One of those measures is SB 901, filed by Treat, to expand the Lindsey Nicole Henry private-school scholarship program to cover homeless children. Treat said about 27,000 students statewide are homeless and could receive more options for their education if the bill becomes law.
“Educational opportunity is essential to unlocking a student’s potential,” Treat said in a January press release. “The Lindsey Nicole Henry scholarship program has been wildly successful in helping students with special needs receive the support and opportunity to enjoy a fulfilling education. Homeless students face tremendous obstacles.

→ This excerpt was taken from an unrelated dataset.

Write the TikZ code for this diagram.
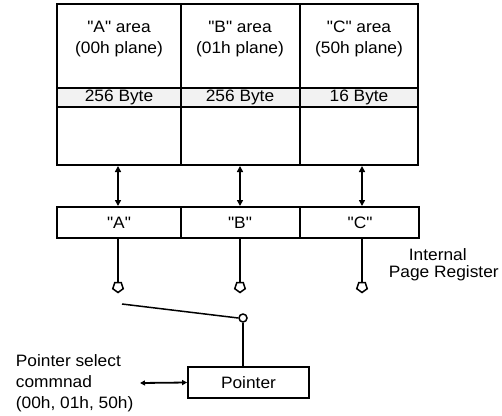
\documentclass[tikz,border=0pt]{standalone}
\usepackage{fontspec}
\setmainfont{Liberation Sans}[FakeStretch=1.05,Ligatures=TeXOff]
\usetikzlibrary{arrows.meta,shapes.geometric}
\begin{document}
\begin{tikzpicture}[x=1pt,y=-1pt,line width=1.8pt,
  lbl/.style={font=\fontsize{16.5}{21}\selectfont,inner sep=0pt,align=center},
  dbl/.style={{Triangle[width=6pt,length=6pt]}-{Triangle[width=6pt,length=6pt]},line width=1.8pt},
  contact/.style={draw,regular polygon,regular polygon sides=5,shape border rotate=180,minimum size=11pt,inner sep=0pt,line width=1.5pt},
  pivot/.style={draw,circle,minimum size=8pt,inner sep=0pt,line width=1.5pt},
  box/.style={draw,inner sep=0pt,font=\fontsize{16.5}{21}\selectfont}]
\useasboundingbox (0,0) rectangle (502,415);
% memory areas
\fill[black!5] (57,88) rectangle (418,107);
\draw (57,4) rectangle (418,165);
\draw (57,88) -- (418,88);
\draw (57,107) -- (418,107);
\draw (181,4) -- (181,165);
\draw (300,4) -- (300,165);
\node[lbl] (ta) at (119,39) {"A" area\\(00h plane)};
\node[lbl] (tb) at (240,39) {"B" area\\(01h plane)};
\node[lbl] (tc) at (359,39) {"C" area\\(50h plane)};
\node[lbl] (ba) at (119,97.5) {256 Byte};
\node[lbl] (bb) at (240,97.5) {256 Byte};
\node[lbl] (bc) at (359,97.5) {16 Byte};
% register
\draw (57,207) rectangle (419,238);
\draw (181,207) -- (181,238);
\draw (300,207) -- (300,238);
\node[lbl] (ra) at (119,222.5) {"A"};
\node[lbl] (rb) at (240,222.5) {"B"};
\node[lbl] (rc) at (360,222.5) {"C"};
\node[lbl,anchor=west] (ipr1) at (408,255) {Internal};
\node[lbl,anchor=west] (ipr2) at (388,273) {Page Register};
% arrows area <-> register
\coordinate (aa1) at (118,166); \coordinate (aa2) at (118,206);
\coordinate (ab1) at (240,166); \coordinate (ab2) at (240,206);
\coordinate (ac1) at (362,166); \coordinate (ac2) at (362,206);
\draw[dbl] (aa1) -- (aa2);
\draw[dbl] (ab1) -- (ab2);
\draw[dbl] (ac1) -- (ac2);
% contacts
\node[contact] (ca) at (118,287) {};
\node[contact] (cb) at (240,287) {};
\node[contact] (cc) at (362,287) {};
\coordinate (la) at (118,238); \coordinate (lb) at (240,238); \coordinate (lc) at (362,238);
\draw (la) -- (ca.north);
\draw (lb) -- (cb.north);
\draw (lc) -- (cc.north);
% switch
\node[pivot] (pv) at (243,318) {};
\coordinate (sw) at (122,304);
\draw[line width=1.5pt] (sw) -- (pv.west);
% pointer
\node[box,minimum width=121pt,minimum height=31pt] (ptr) at (248.5,382.5) {Pointer};
\draw (pv.south) -- (pv.south |- ptr.north);
\node[lbl,anchor=west,align=left] (psc) at (15,383) {Pointer select\\commnad\\(00h, 01h, 50h)};
\coordinate (ps) at (140,383);
\draw[{Triangle[width=5pt,length=5pt]}-{Triangle[width=5pt,length=5pt]}] (ps) -- (ptr.west);
\end{tikzpicture}
\end{document}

Giving them access to this scholarship program is a great way to help them overcome those hurdles by getting an education that hopefully could help them become a transformational generation in their family tree.”
SB 901 advanced out of the Senate Education Committee by a 10-7 vote Tuesday.
Treat also advocated for SB 441 to require that school districts who have transitioned to four-day school weeks prove that the their decision has not negatively affected student performance and that it has produced cost savings. The bill advanced 11-6.
“The original reason we went to hours rather than days was because some catastrophic weather events throughout Oklahoma to give the school districts more flexibility on that,” Treat said. “Since then, there’s been a narrative that it is lack of support from the Legislature being the reason [districts] had to go to four-day school weeks. But if you look at a lot of cases — I’m not going to say all of them — it’s got hardly anything to do with the money, and it’s definitely not about student achievement.”
Treat said SB 441 about five-day school weeks is a part of the GOP Senate Caucus’ platform.
“When you get down into the weeds of it, a lot of [school administrators] will say it deals with teacher recruitment, different things like that,” he said of four-day school weeks. “A lot of them still have their school building open for the fifth day for different things. In many instances, it’s not even a savings on the utility bills.”